A visitor’s observations on the Bulgarian wine scene

I would like to start by saying that, coming from South Africa, we are very impressed by the Bulgarian wine industry, but more precisely, with its potential.

Some of our South African wine gurus think that in the next five to six years, Bulgaria is going to be one of the biggest competitors of which we shall have to take account. You are exploring wonderful terroirs, you are getting good advice from outside, you have big investors and it is just a matter of time for the vines to be allocated to the right terroir, given the time to grow and mature, and develop an effective local and international marketing strategy.

Of course, the first thing that strikes a visitor from abroad is the fact that the whole country seems to be a vineyard. From Vidin in the north-west to along the northern boundary – that is, the Danube – to Varna in the east, down to Svilengrad in the south-east and across to Melnik in the south-west.

Wherever you travel, there are well-maintained vineyards, side-by-side with the overgrown ones, reminders of a difficult recent legacy. And of course, you have a rich heritage of wine-making, stretching back to Thracian times. So it is perhaps not surprising that so much of the wine consumed in Bulgaria is grown and made in one’s backyard!

The second thing that strikes one is the high quality of the wine, quite contrary to the perceived foreign wisdom that Bulgarian wines, possibly with the exception of faint memories of “Bulls Blood”, are to be avoided. I have had some wonderful wines here. Only to mention a few – a Chardonnay from Katarzyna, a Mavrud from Todoroff, a Sauvignon Blanc from Levent and a sparkling wine from Edoardo Miroglio. But there are many more, both out of tasting barrels and on supermarket shelves.

My own experience in the wine industry is rather limited, as I am not a winemaker, but a mining engineer. We bought a grape farm – about 50ha – about 30 years ago, 75km from Cape Town, in one of South Africa’s best wine regions, Paarl. I made many mistakes, trying to produce some good wine for me and my friends. Much fun was had, tasting wines in many parts of the world and meeting some wonderful people. And we made some good wine!

But as we all know, the art is only partially in making a good wine. The real test comes when we have to sell it.

And this is where the South African experience may be of some interest. Very humbly, we from outside, feel that one thing that is lacking is a generic Bulgarian approach. The industry’s approach to selling/marketing seems to be fragmented. There is too much individualism. People are spending a lot of money trying to promote their own labels, which is not a bad thing, but an overarching generic approach would create more confidence among the buyers. To achieve this trust, you need the co-operation of all the important producers, which I don’t see in Bulgaria.

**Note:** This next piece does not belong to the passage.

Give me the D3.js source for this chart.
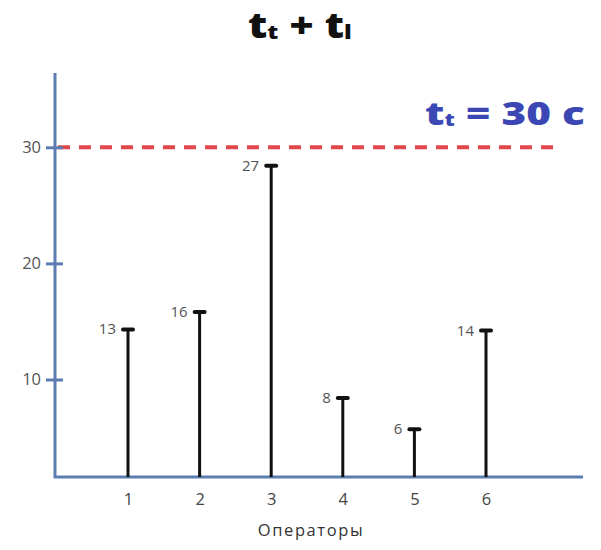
<!DOCTYPE html>
<html>
<head>
<meta charset="utf-8">
<script src="https://cdn.jsdelivr.net/npm/d3@7"></script>
<style>
  body { margin: 0; background: #fff; }
  text { font-family: "Open Sans", "Noto Sans", sans-serif; }
</style>
</head>
<body>
<div id="chart"></div>
<script>
// Data

var operators = [1, 2, 3, 4, 5, 6];
// stem heights as drawn in the picture
var heights = [14.4, 15.9, 28.5, 8.5, 5.8, 14.3];
// numbers written next to each stem
var valueLabels = ["13", "16", "27", "8", "6", "14"];
var yTicks = [10, 20, 30];
var taktTime = 30;
var yMin = 1.6, yMax = 36.4;

//Width and height of svg
var w = 601;
var h = 550;

// Scale functions

var xScale = d3.scaleLinear()
  .domain([1, 6])
  .range([128, 486]);

var yScale = d3.scaleLinear()
  .domain([yMin, yMax])
  .range([477, 73]);

var axisColor = "#5b7db1";

//Create SVG element
var svg = d3.select("div#chart")
  .append("svg")
    .attr("width", w)
    .attr("height", h);

svg.append("rect")
  .attr("width", w)
  .attr("height", h)
  .attr("fill", "#fff");

// Title (glyphs are drawn wide in the original, so stretch horizontally)

var title = svg.append("g")
  .attr("transform", "translate(248,38) scale(1.2,1)")
  .append("text")
  .attr("font-size", 35)
  .attr("font-weight", 800)
  .attr("fill", "#111");
title.append("tspan").text("t");
title.append("tspan").attr("font-size", 20).attr("dy", 1).text("t");
title.append("tspan").attr("dy", -1).text(" + t");
title.append("tspan").attr("font-size", 20).attr("dy", 1).text("l");

// Takt time line

svg.append("line")
  .attr("x1", 58)
  .attr("x2", 562)
  .attr("y1", yScale(taktTime))
  .attr("y2", yScale(taktTime))
  .attr("stroke", "#e2474b")
  .attr("stroke-width", 4)
  .attr("stroke-dasharray", "12 9");

var takt = svg.append("g")
  .attr("transform", "translate(425,125) scale(1.32,1)")
  .append("text")
  .attr("font-size", 32)
  .attr("font-weight", 800)
  .attr("fill", "#3b48b4");
takt.append("tspan").text("t");
takt.append("tspan").attr("font-size", 17).attr("dy", 1).text("t");
takt.append("tspan").attr("dy", -1).text(" = " + taktTime + " c");

// Axes

var yAxis = svg.append("g")
  .attr("transform", "translate(55,0)")
  .call(d3.axisLeft(yScale).tickValues(yTicks).tickSize(9).tickPadding(6));
yAxis.select(".domain").remove();
yAxis.selectAll(".tick line")
  .attr("x2", 8)
  .attr("x1", -9)
  .attr("stroke", axisColor)
  .attr("stroke-width", 3);
yAxis.selectAll(".tick text")
  .attr("x", -14)
  .attr("font-size", 16.5)
  .attr("fill", "#555")
  .style("font-family", "'Open Sans', sans-serif");

var xAxis = svg.append("g")
  .attr("transform", `translate(0,${yScale(yMin)})`)
  .call(d3.axisBottom(xScale).tickValues(operators).tickFormat(d3.format("d")).tickSize(0).tickPadding(16));
xAxis.select(".domain").remove();
xAxis.selectAll(".tick text")
  .attr("font-size", 16.5)
  .attr("fill", "#444")
  .style("font-family", "'Open Sans', sans-serif");

svg.append("path")
  .attr("d", `M55,${yScale(yMax)}V${yScale(yMin)}H583`)
  .attr("fill", "none")
  .attr("stroke", axisColor)
  .attr("stroke-width", 3);

svg.append("text")
  .attr("x", 311)
  .attr("y", 536)
  .attr("text-anchor", "middle")
  .attr("font-size", 16.5)
  .attr("letter-spacing", 1.6)
  .attr("fill", "#333")
  .text("Операторы");

// Stems

var stems = svg.selectAll("g.stem")
  .data(operators)
  .enter()
  .append("g")
  .classed("stem", true);

stems.append("line")
  .attr("x1", d => xScale(d))
  .attr("x2", d => xScale(d))
  .attr("y1", yScale(yMin))
  .attr("y2", (d, i) => yScale(heights[i]))
  .attr("stroke", "#111")
  .attr("stroke-width", 3);

stems.append("line")
  .attr("x1", d => xScale(d) - 5)
  .attr("x2", d => xScale(d) + 5)
  .attr("y1", (d, i) => yScale(heights[i]) + 1)
  .attr("y2", (d, i) => yScale(heights[i]) + 1)
  .attr("stroke", "#111")
  .attr("stroke-width", 4)
  .attr("stroke-linecap", "round");

stems.append("text")
  .attr("x", d => xScale(d) - 12)
  .attr("y", (d, i) => yScale(heights[i]) + 6)
  .attr("text-anchor", "end")
  .attr("font-size", 15)
  .attr("fill", "#555")
  .text((d, i) => valueLabels[i]);
</script>
</body>
</html>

I would like to mention one specific example, which is not unique to South Africa. I am referring to a recognised private sector initiative, which on an annual basis, grades virtually all South African wines. In 2012, more than 6000 were graded and awarded nil to five stars. This publication appears in November each year, and is eagerly snapped up by thousands of buyers, just in time for the Christmas season.